◆ GIVEN DATA
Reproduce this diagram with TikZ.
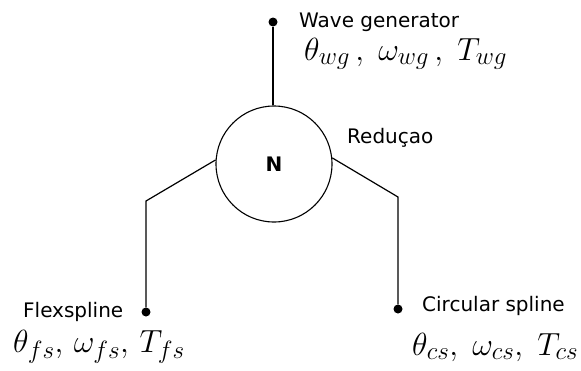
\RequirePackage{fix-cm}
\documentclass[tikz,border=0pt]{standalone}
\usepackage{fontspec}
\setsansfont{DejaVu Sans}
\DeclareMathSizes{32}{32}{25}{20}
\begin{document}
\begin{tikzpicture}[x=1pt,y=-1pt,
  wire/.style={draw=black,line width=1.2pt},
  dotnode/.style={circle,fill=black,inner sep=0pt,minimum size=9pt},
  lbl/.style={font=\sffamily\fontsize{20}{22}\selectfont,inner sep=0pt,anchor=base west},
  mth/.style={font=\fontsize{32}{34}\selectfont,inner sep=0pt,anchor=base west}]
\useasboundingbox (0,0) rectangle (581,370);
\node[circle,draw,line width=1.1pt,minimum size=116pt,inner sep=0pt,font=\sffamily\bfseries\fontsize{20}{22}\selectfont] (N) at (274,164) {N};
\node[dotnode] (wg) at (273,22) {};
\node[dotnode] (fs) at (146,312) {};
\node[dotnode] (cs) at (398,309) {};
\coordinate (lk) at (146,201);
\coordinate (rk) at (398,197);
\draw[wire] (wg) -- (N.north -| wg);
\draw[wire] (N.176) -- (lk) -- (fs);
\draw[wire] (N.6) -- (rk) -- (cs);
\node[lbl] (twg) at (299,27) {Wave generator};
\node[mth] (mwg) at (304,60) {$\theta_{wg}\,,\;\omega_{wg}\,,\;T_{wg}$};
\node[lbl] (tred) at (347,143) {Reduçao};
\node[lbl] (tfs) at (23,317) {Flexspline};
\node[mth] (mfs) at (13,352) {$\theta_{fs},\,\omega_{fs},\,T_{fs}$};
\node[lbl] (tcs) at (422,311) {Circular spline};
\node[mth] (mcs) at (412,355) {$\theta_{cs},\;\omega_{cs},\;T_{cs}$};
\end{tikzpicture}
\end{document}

◆ WRITTEN EXERCISE
Quote everything in the listing above exactly; pictures are the only thing to omit.

◆ RESPONSE FOR THIS EXERCISE
Reproduce this diagram with TikZ.
\RequirePackage{fix-cm}
\documentclass[tikz,border=0pt]{standalone}
\usepackage{fontspec}
\setsansfont{DejaVu Sans}
\DeclareMathSizes{32}{32}{25}{20}
\begin{document}
\begin{tikzpicture}[x=1pt,y=-1pt,
  wire/.style={draw=black,line width=1.2pt},
  dotnode/.style={circle,fill=black,inner sep=0pt,minimum size=9pt},
  lbl/.style={font=\sffamily\fontsize{20}{22}\selectfont,inner sep=0pt,anchor=base west},
  mth/.style={font=\fontsize{32}{34}\selectfont,inner sep=0pt,anchor=base west}]
\useasboundingbox (0,0) rectangle (581,370);
\node[circle,draw,line width=1.1pt,minimum size=116pt,inner sep=0pt,font=\sffamily\bfseries\fontsize{20}{22}\selectfont] (N) at (274,164) {N};
\node[dotnode] (wg) at (273,22) {};
\node[dotnode] (fs) at (146,312) {};
\node[dotnode] (cs) at (398,309) {};
\coordinate (lk) at (146,201);
\coordinate (rk) at (398,197);
\draw[wire] (wg) -- (N.north -| wg);
\draw[wire] (N.176) -- (lk) -- (fs);
\draw[wire] (N.6) -- (rk) -- (cs);
\node[lbl] (twg) at (299,27) {Wave generator};
\node[mth] (mwg) at (304,60) {$\theta_{wg}\,,\;\omega_{wg}\,,\;T_{wg}$};
\node[lbl] (tred) at (347,143) {Reduçao};
\node[lbl] (tfs) at (23,317) {Flexspline};
\node[mth] (mfs) at (13,352) {$\theta_{fs},\,\omega_{fs},\,T_{fs}$};
\node[lbl] (tcs) at (422,311) {Circular spline};
\node[mth] (mcs) at (412,355) {$\theta_{cs},\;\omega_{cs},\;T_{cs}$};
\end{tikzpicture}
\end{document}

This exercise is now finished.